Revenge sagas are no longer a new thing after over a century of filmmaking. Which was the last movie or show you watched based on the idea of vengeance? For me, it was Kleo.
Netflix has released a new American film, Do Revenge, which is unique in that it tries to produce revenge draped in the wit and humor of teen life.
Does it successfully present a comical outing that is also intriguing to some extent? Here’s my Do Revenge review, where I analyze certain aspects of this film on Netflix.
Do Revenge Review Summary
The versatile duo of Maya Hawke and Camila Mendes ensure an exciting journey of retribution after initial hiccups. Furthermore, Do Revenge has a sleek writing setup to keep you hooked.
Keep reading my review to learn what works and what doesn’t for Do Revenge, streaming now on Netflix.
Do Revenge Synopsis
Two different but similarly broken individuals team up to exact vengeance on their enemies. However, the twist in the tale awaits to spice things up.
Directed by Jennifer Kaytin Robinson, Do Revenge stars Camila Mendes (Drea), Maya Hawke (Eleanor), Austin Abrams (Max), Rish Shah (Russ), Talia Ryder (Gabbi), and Alisha Boe (Tara), among others.
What Works for Do Revenge?
Revenge is at the core of the film, which, obviously, comes as no surprise. However, the execution is nuanced to a great extent. The presentation doesn’t come across as lame or trivial though it might seem like that in the beginning.

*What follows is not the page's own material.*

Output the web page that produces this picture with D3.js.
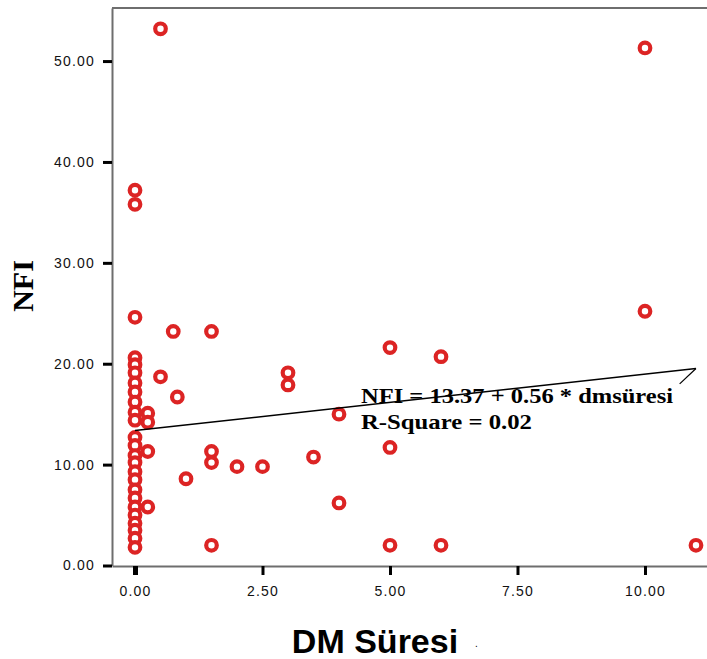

Teenage revenge stories are usually overtly stylish, but here we have one that extracts only the good things out of a pretentious lot.
Plot and Storyline
It is essential to note how well the story has been plotted in Do Revenge. You are never exposed to even a hint of what’s coming up. Furthermore, situational comedy and juicy twists make things interesting for this latest American movie on Netflix.
Do Revenge creates an exciting rhythm using some invigorating melodies. As usual, I would only be mentioning the best one (according to me), which was Happier Than Ever by Billie Eilish. The songs will give you a breath of fresh air if ever the film starts losing its grip.
Comedy movies and climaxes don’t go hand in hand. My general perception, arising from experience, is that most funny films have a substandard climax. As a result, I had no expectations from Do Revenge regarding its crescendo.
And again, I am happy that it proved me wrong with an unexpected twist in the story. Full marks, indeed.
After giving some thought to it, I have concluded that Do Revenge is written with an open mind and compact visualization. It provides time for the lead characters to create a space for themselves. There’s no hurry in reaching a specific point in the movie.
Moreover, Do Revenge doesn’t rely on puns and awkward sarcasm to tickle the viewer. Instead, it hits the iron when it’s the hottest to ensure only minimal effort is needed to create fun.
Camila Mendes as Drea works wonders for Do Revenge. She charts a path that gives mixed impressions and never allows you to judge her without a touch of gray. You would love her charismatic smile in one frame, and in the other, you would hate her for being extraneously happy. Camila’s gigantic onscreen presence results from her adept expressions and personality.
Maya Hawke plays Eleanor in Do Revenge, and I can tell you she’s the best part of the film, with due respect to everyone else. The actress overpowers you with her natural instinct of behaving in front of the camera. Despite knowing what’s going on in the story, you wouldn’t be able to judge how she would utter a particular dialogue. Her persona is superb and how she aces all sorts of scenes is still a mystery to me.
Austin Abrams, as Max, does justice to his part. In the beginning, he would retain your judgmental instincts, but only time will tell how things turn out eventually.
Rish Shah reminded me of his role in Ms. Marvel. He plays Russ, which turns out to be a good reflection of his abilities. Though he doesn’t bring anything novel to the table, I guess that’s how it was meant to be in Do Revenge.
What Doesn’t Work for Do Revenge?
The film faces several hiccups in the beginning. Many of you might want to leave the screen, considering how lame, predictable, and boring the story feels. However, you won’t be disappointed if you can hold on to the urge to skip.
Only Faint Teenage Vibes
One thing I am entirely dissatisfied with is the teenage part of Do Revenge. The show hardly ever feels like revolving around school life. I think it has the material but lacks the soul of adolescent life. Senior Year, Royalteen, HollyBlood, etc., are neoteric examples of films that aced this aspect.
If anything, I suggest you watch Do Revenge for its climax, which I felt was better than many recently released comedy films. And yes, for the duo of Maya Hawke and Camila Mendes.